PEAC：面向跨具身强化学习的无监督预训练方法 (PEAC: Unsupervised Pre-training for Cross-Embodiment Reinforcement Learning)

Designing generalizable agents capable of adapting to diverse embodiments has achieved significant attention in Reinforcement Learning (RL), which is critical for deploying RL agents in various real-world applications. Previous Cross-Embodiment RL approaches have focused on transferring knowledge across embodiments within specific tasks. These methods often result in knowledge tightly coupled with those tasks and fail to adequately capture the distinct characteristics of different embodiments. To address this limitation, we introduce the notion of Cross-Embodiment Unsupervised RL (CEURL), which leverages unsupervised learning to enable agents to acquire embodiment-aware and task-agnostic knowledge through online interactions within reward-free environments. We formulate CEURL as a novel Controlled Embodiment Markov Decision Process (CE-MDP) and systematically analyze CEURL's pre-training objectives under CE-MDP. Based on these analyses, we develop a novel algorithm Pre-trained Embodiment-Aware Control (PEAC) for handling CEURL, incorporating an intrinsic reward function specifically designed for cross-embodiment pre-training. PEAC not only provides an intuitive optimization strategy for cross-embodiment pre-training but also can integrate flexibly with existing unsupervised RL methods, facilitating cross-embodiment exploration and skill discovery. Extensive experiments in both simulated (e.g., DMC and Robosuite) and real-world environments (e.g., legged locomotion) demonstrate that PEAC significantly improves adaptation performance and cross-embodiment generalization, demonstrating its effectiveness in overcoming the unique challenges of CEURL. The project page and code are in https://yingchengyang.github.io/ceurl.

翻译：设计能够适应不同具身形态的通用智能体在强化学习领域受到广泛关注，这对将强化学习智能体部署于多样化的现实应用至关重要。
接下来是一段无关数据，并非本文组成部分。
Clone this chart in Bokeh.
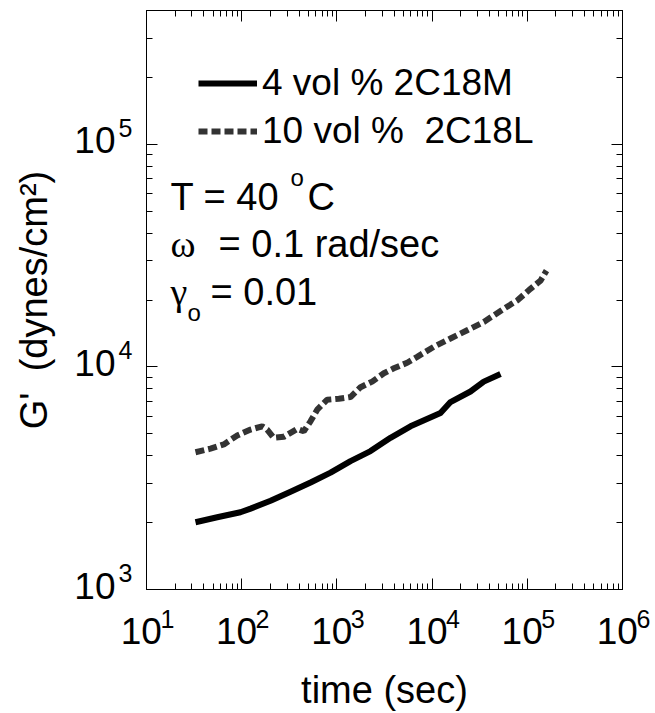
import math
from bokeh.plotting import figure
from bokeh.models import (Label, Legend, LegendItem, LogAxis, FixedTicker,
                          CustomJSTickFormatter, Range1d, LogScale)
from bokeh.embed import file_html
from bokeh.resources import INLINE

# ---- data ----
time_m = [32.7, 55.3, 97, 124, 201, 326, 529, 858, 1390, 2255, 3656, 5929,
          12250, 15600, 25300, 34900, 52300]
gp_m = [2006, 2113, 2224, 2310, 2505, 2750, 3027, 3352, 3777, 4188, 4806, 5411,
        6209, 6954, 7760, 8596, 9308]

time_l = [32.7, 47, 64.9, 89.7, 124, 164, 185, 217, 277, 383, 449, 528, 621,
          791, 1047, 1390, 1771, 2349, 3111, 3963, 5474, 6970, 10420, 15600,
          23370, 34930, 56600, 78300, 108000, 137700, 159000]
gp_l = [4140, 4295, 4489, 4921, 5233, 5411, 5233, 4806, 4856, 5270, 5140, 5700,
        6430, 7127, 7197, 7325, 8115, 8596, 9370, 9865, 10450, 11110, 12320,
        13430, 14630, 15930, 18270, 19900, 22450, 24430, 27100]

legend_labels = ["4 vol % 2C18M", "10 vol %\u00a0 2C18L"]
x_exponents = [1, 2, 3, 4, 5, 6]
y_exponents = [3, 4, 5]
x_title = "time (sec)"
y_title = "G'\u00a0 (dynes/cm\u00b2)"
notes = ["T = 40 ", "o", "C", "\u03c9", "= 0.1 rad/sec", "\u03b3", "o", "= 0.01"]

FONT = "Liberation Sans"
SERIF = "Liberation Serif"
NB = "\u00a0"

X0, X1 = 10, 1e6
Y0, Y1 = 1e3, 4e5
FRAME_H = 713 - 10 - 122
Y_PPD = FRAME_H / (math.log10(Y1) - math.log10(Y0))


def shifted(lo, hi, px):
    f = 10 ** (-px / Y_PPD)
    return Range1d(lo * f, hi * f)


p = figure(width=655, height=713, x_axis_type="log", y_axis_type="log",
           x_range=Range1d(X0, X1), y_range=Range1d(Y0, Y1),
           output_backend="svg", toolbar_location=None,
           min_border_left=146, min_border_right=33, min_border_top=10,
           min_border_bottom=122)
p.background_fill_color = "white"
p.border_fill_color = "white"
p.outline_line_color = "black"
p.outline_line_width = 1
p.xgrid.grid_line_color = None
p.ygrid.grid_line_color = None

p.extra_y_ranges = {"ysup": shifted(Y0, Y1, 17), "yten": shifted(Y0, Y1, 4)}
p.extra_y_scales = {"ysup": LogScale(), "yten": LogScale()}

x_major = [10 ** k for k in x_exponents]
x_minor = [m * 10 ** k for k in x_exponents[:-1] for m in range(2, 10)]
y_major = [10 ** k for k in y_exponents]
y_minor = [m * 10 ** k for k in y_exponents[:-1] for m in range(2, 10)] + [2e5, 3e5, 4e5]


def tick_axis(ax, major, minor):
    ax.ticker = FixedTicker(ticks=major, minor_ticks=minor)
    ax.formatter = CustomJSTickFormatter(code="return ''")
    ax.major_label_text_font_size = "0px"
    ax.major_label_standoff = 0
    ax.major_tick_in = 11
    ax.major_tick_out = 0
    ax.minor_tick_in = 6
    ax.minor_tick_out = 0
    ax.axis_line_color = "black"
    ax.major_tick_line_color = "black"
    ax.minor_tick_line_color = "black"
    ax.axis_line_width = 1


def label_axis(ax, major, labels, size, standoff):
    ax.ticker = FixedTicker(ticks=major, minor_ticks=[])
    ax.major_label_overrides = labels
    ax.major_label_text_font = FONT
    ax.major_label_text_font_size = size
    ax.major_label_text_color = "black"
    ax.major_label_standoff = standoff
    ax.axis_line_color = None
    ax.major_tick_line_color = None
    ax.minor_tick_line_color = None
    ax.major_tick_in = 0
    ax.major_tick_out = 0
    ax.minor_tick_in = 0
    ax.minor_tick_out = 0


xa = p.xaxis[0]
ya = p.yaxis[0]
tick_axis(xa, x_major, x_minor)
tick_axis(ya, y_major, y_minor)

ax_top = LogAxis()
tick_axis(ax_top, x_major, x_minor)
p.add_layout(ax_top, "above")
ax_right = LogAxis()
tick_axis(ax_right, y_major, y_minor)
p.add_layout(ax_right, "right")

# bottom: exponent row, then "10" row with the title
x_sup = LogAxis()
label_axis(x_sup, x_major, {float(10 ** k): NB * 6 + str(k) for k in x_exponents},
           "25px", 15)
p.add_layout(x_sup, "below")
x_ten = LogAxis()
label_axis(x_ten, x_major, {float(10 ** k): "10" + NB for k in x_exponents},
           "37px", -25)
x_ten.axis_label = x_title
x_ten.axis_label_text_font = FONT
x_ten.axis_label_text_font_size = "38px"
x_ten.axis_label_text_font_style = "normal"
x_ten.axis_label_text_color = "black"
x_ten.axis_label_standoff = 14
p.add_layout(x_ten, "below")

# left: exponent column, then "10" column with the title
y_sup = LogAxis(y_range_name="ysup")
label_axis(y_sup, y_major, {float(10 ** k): str(k) for k in y_exponents},
           "25px", 14)
p.add_layout(y_sup, "left")
y_ten = LogAxis(y_range_name="yten")
label_axis(y_ten, y_major, {float(10 ** k): "10" for k in y_exponents},
           "37px", 0)
y_ten.axis_label = y_title
y_ten.axis_label_text_font = FONT
y_ten.axis_label_text_font_size = "38px"
y_ten.axis_label_text_font_style = "normal"
y_ten.axis_label_text_color = "black"
y_ten.axis_label_standoff = 16
p.add_layout(y_ten, "left")

r1 = p.line(time_m, gp_m, line_color="black", line_width=6, line_join="round")
r2 = p.line(time_l, gp_l, line_color="#333333", line_width=6, line_dash="9 4")

legend = Legend(items=[LegendItem(label=legend_labels[0], renderers=[r1]),
                       LegendItem(label=legend_labels[1], renderers=[r2])],
                location=(52, 435), orientation="vertical",
                glyph_width=59, glyph_height=46, label_height=46,
                label_standoff=5, spacing=2, padding=0, margin=0,
                border_line_alpha=0, background_fill_alpha=0,
                label_text_font=FONT, label_text_font_size="37px",
                label_text_color="black")
p.add_layout(legend)


def lab(**kw):
    d = dict(text_font=FONT, text_color="black", text_baseline="alphabetic",
             x_units="screen", y_units="screen", text_align="left")
    d.update(kw)
    p.add_layout(Label(**d))


# annotation block
lab(x=24, y=393, text=notes[0], text_font_size="38px")
lab(x=144, y=412, text=notes[1], text_font_size="24px")
lab(x=161, y=393, text=notes[2], text_font_size="38px")
lab(x=24, y=346, text=notes[3], text_font=SERIF, text_font_size="38px")
lab(x=72, y=346, text=notes[4], text_font_size="38px")
lab(x=24, y=298, text=notes[5], text_font=SERIF, text_font_size="38px")
lab(x=41, y=277, text=notes[6], text_font_size="24px")
lab(x=64, y=298, text=notes[7], text_font_size="38px")

open("out.html", "w").write(file_html(p, INLINE))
以往的跨具身强化学习方法主要关注在特定任务中实现跨具身知识迁移，这类方法往往导致所学知识与具体任务紧密耦合，未能充分捕捉不同具身形态的独有特性。为克服这一局限，我们提出跨具身无监督强化学习这一新范式，其利用无监督学习使智能体通过在无奖励环境中的在线交互，获取具身感知且与任务无关的知识。我们将该范式形式化为一种新颖的受控具身马尔可夫决策过程，并在此框架下系统分析了其预训练目标。基于此分析，我们开发了一种名为预训练具身感知控制的新算法来处理跨具身无监督强化学习问题，该算法包含一个专为跨具身预训练设计的内在奖励函数。PEAC不仅为跨具身预训练提供了直观的优化策略，还能灵活集成现有无监督强化学习方法，促进跨具身探索与技能发现。在模拟环境（如DMC和Robosuite）和真实世界环境（如足式运动）中进行的大量实验表明，PEAC显著提升了适应性能与跨具身泛化能力，证明了其在应对跨具身无监督强化学习特有挑战方面的有效性。项目主页与代码位于 https://yingchengyang.github.io/ceurl。